26/05/2014

Dupla mastectomia feita sem indicação em 70% dos casos

Redação do Diário da Saúde

Sobretratamentos

Crescem os alertas de parte da comunidade científica mais preocupada com alguns descaminhos tomados pelas práticas envolvendo o câncer de mama.

Com um mau uso da bandeira da prevenção, e amparados em uma mídia pouco preparada para avaliar os resultados dos estudos médicos, o que se tem visto é uma divulgação de procedimentos médicos sem embasamento científico, muitas vezes colocando as mulheres em situações de risco desnecessários.

O alerta agora está sendo feito pela equipe da Dra Sarah Hawley, da Escola de Medicina da Universidade de Michigan (EUA), mas envolvendo não exames preventivos, e sim cirurgias radicais, eventualmente oferecidas como "preventivas".

Segundo a equipe, muitas mulheres diagnosticadas com câncer em uma mama estão sendo submetidas à mastectomia profilática contralateral (MPC) para remover os dois seios, embora poucas dentre elas tenham um risco clinicamente significativo de desenvolver câncer em ambos os seios.

O problema parece ter aumentado depois que a atriz Angelina Jolie anunciou a retirada dos dois seios por ser portadora de uma mutação genética que a colocaria em uma situação de "risco aumentado".

Mastectomia profilática contralateral

A Sociedade de Oncologia Cirúrgica sugere que a MPC (mastectomia profilática contralateral) seja considerada uma opção para uma minoria de pacientes com maior risco médio de desenvolver câncer nas duas mamas, especialmente pacientes com uma mutação genética ou histórico familiar forte, com pelo menos duas parentes de primeiro grau já tendo sofrido do problema.

O grupo realizou uma pesquisa com 2.290 mulheres diagnosticadas com câncer de mama, acompanhando-as durante quatro anos.

A maioria das pacientes (68,9%) que se submeteu à MPC não apresentava os fatores de risco genéticos ou familiares.

Entre as mulheres que retiraram os dois seios, 80% afirmaram que fizeram o procedimento para evitar o câncer de mama na outra mama.

Segundo a equipe da Dra. Sarah, contudo, a remoção da outra mama não tem demonstrado aumento na sobrevivência das pacientes.

Decisão das pacientes?

"A taxa crescente de MPC tem motivado alguns cirurgiões a questionar se executar uma cirurgia ampla que não é clinicamente indicada seria justificado para reduzir o medo de recorrência da doença. Uma maior atenção dos cirurgiões, juntamente com ferramentas de decisão dirigidas às pacientes para ajudar no fornecimento de informações de riscos e benefícios, e para facilitar a discussão, poderiam reduzir a possibilidade de sobretratamento no câncer de mama,", dizem a Dra. Sarah e colegas no artigo publicado na revista JAMA Surgery.

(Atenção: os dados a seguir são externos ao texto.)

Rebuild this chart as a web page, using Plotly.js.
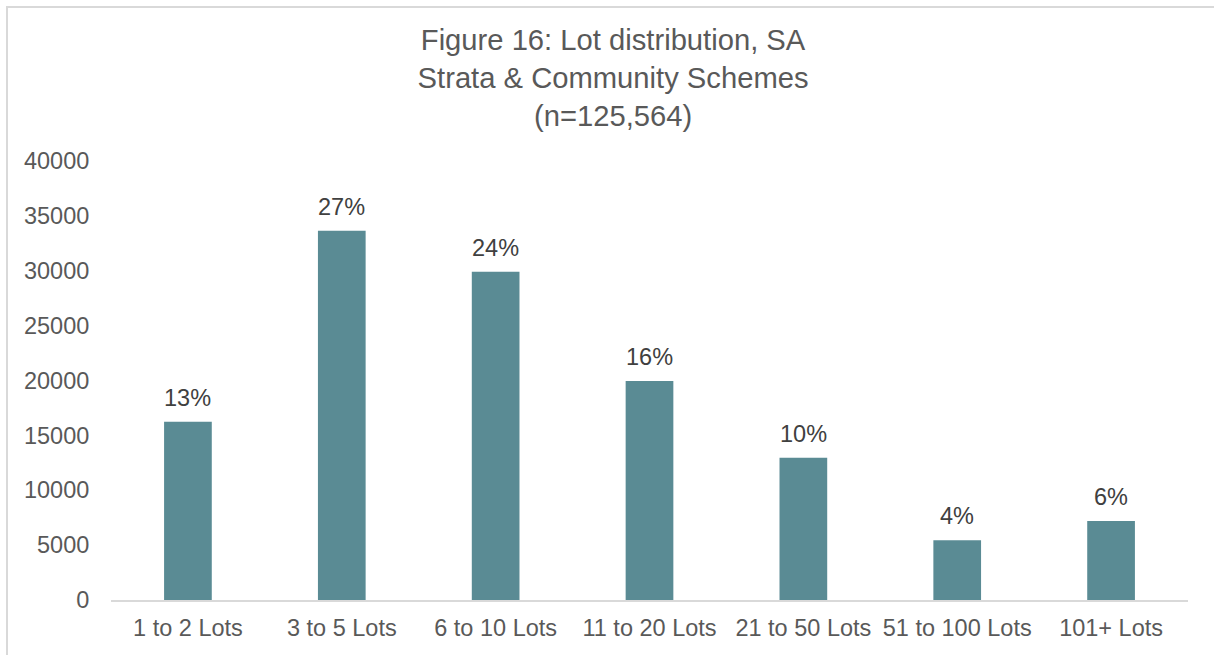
<!DOCTYPE html>
<html>
<head>
<meta charset="utf-8">
<script src="https://cdn.plot.ly/plotly-3.0.1.min.js"></script>
<style>
html,body{margin:0;padding:0;background:#fff;}
#frame{position:absolute;left:6px;top:6px;width:1220px;height:660px;border-left:2px solid #d9d9d9;border-top:2px solid #d9d9d9;pointer-events:none;z-index:10;}
#chart{position:absolute;left:0;top:0;width:1214px;height:655px;}
</style>
</head>
<body>
<div id="chart"></div>
<div id="frame"></div>
<script>
const categories = ["1 to 2 Lots","3 to 5 Lots","6 to 10 Lots","11 to 20 Lots","21 to 50 Lots","51 to 100 Lots","101+ Lots"];
const lotCounts = [16250, 33650, 29900, 19950, 12950, 5450, 7200];
const shareLabels = ["13%","27%","24%","16%","10%","4%","6%"];
const yTicks = [0,5000,10000,15000,20000,25000,30000,35000,40000];

const trace = {
  type: 'bar',
  x: categories,
  y: lotCounts,
  marker: {color: '#5a8b94'},
  hoverinfo: 'x+y'
};

const annotations = categories.map((c, i) => ({
  x: c, y: lotCounts[i], xref: 'x', yref: 'y',
  text: shareLabels[i], showarrow: false,
  yanchor: 'bottom', yshift: 9,
  font: {family: 'Liberation Sans, Arial, sans-serif', size: 23.5, color: '#404040'}
}));

const layout = {
  width: 1214, height: 655,
  margin: {l: 111, r: 26, t: 161, b: 55},
  paper_bgcolor: '#fff', plot_bgcolor: '#fff',
  font: {family: 'Liberation Sans, Arial, sans-serif', color: '#595959', size: 24},
  title: {
    text: 'Figure 16: Lot distribution, SA<br>Strata & Community Schemes<br>(n=125,564)',
    font: {family: 'Liberation Sans, Arial, sans-serif', size: 29.2, color: '#595959'},
    x: 0.505, xanchor: 'center', y: 0.923, yanchor: 'middle'
  },
  bargap: 0.69,
  showlegend: false,
  xaxis: {
    type: 'category',
    showline: true, linecolor: '#d9d9d9', linewidth: 2,
    showgrid: false, zeroline: false,
    ticks: 'outside', ticklen: 6, tickcolor: 'rgba(0,0,0,0)',
    tickfont: {size: 23.5, color: '#595959'}
  },
  yaxis: {
    range: [0, 40000],
    tickvals: yTicks, ticktext: yTicks.map(String),
    showline: false, showgrid: false, zeroline: false,
    ticks: 'outside', ticklen: 16, tickcolor: 'rgba(0,0,0,0)',
    tickfont: {size: 23.5, color: '#595959'}
  },
  annotations: annotations
};

Plotly.newPlot('chart', [trace], layout, {displayModeBar: false, staticPlot: true});
</script>
</body>
</html>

O que surpreende, mesmo neste estudo que alerta as mulheres para conversar com seus médicos e discutir seus casos particulares, é que os pesquisadores passam todo o ônus do sobretratamento para as pacientes, usando termos como "As mulheres decidiram realizar a cirurgia", e não algo como "As mulheres receberam de seus médicos a indicação da cirurgia".

A própria revista médica emitiu uma opinião editorial sobre o tema e os resultados deste novo estudo.

"A tomada de decisão envolvendo a prevenção do câncer de mama, com relação à MPC em particular, oferece uma oportunidade para incentivar uma abordagem de decisão compartilhada e com assistência [às mulheres]. Não apenas os prós e contras de diferentes opções de tratamento devem ser comunicados, mas é preciso levar em consideração as circunstâncias e as percepções pessoais da paciente, ao mesmo tempo levando em conta a ansiedade e as preocupações sobre a recorrência do câncer de mama e uma nova doença primária (e a distinção entre as duas). Encontrar o equilíbrio para esse problema, assim como o próprio processo de decisão, deve ser uma meta compartilhada igualmente por médicos e pacientes," diz o editorial, assinado pela Dra. Shoshana Rosenberg.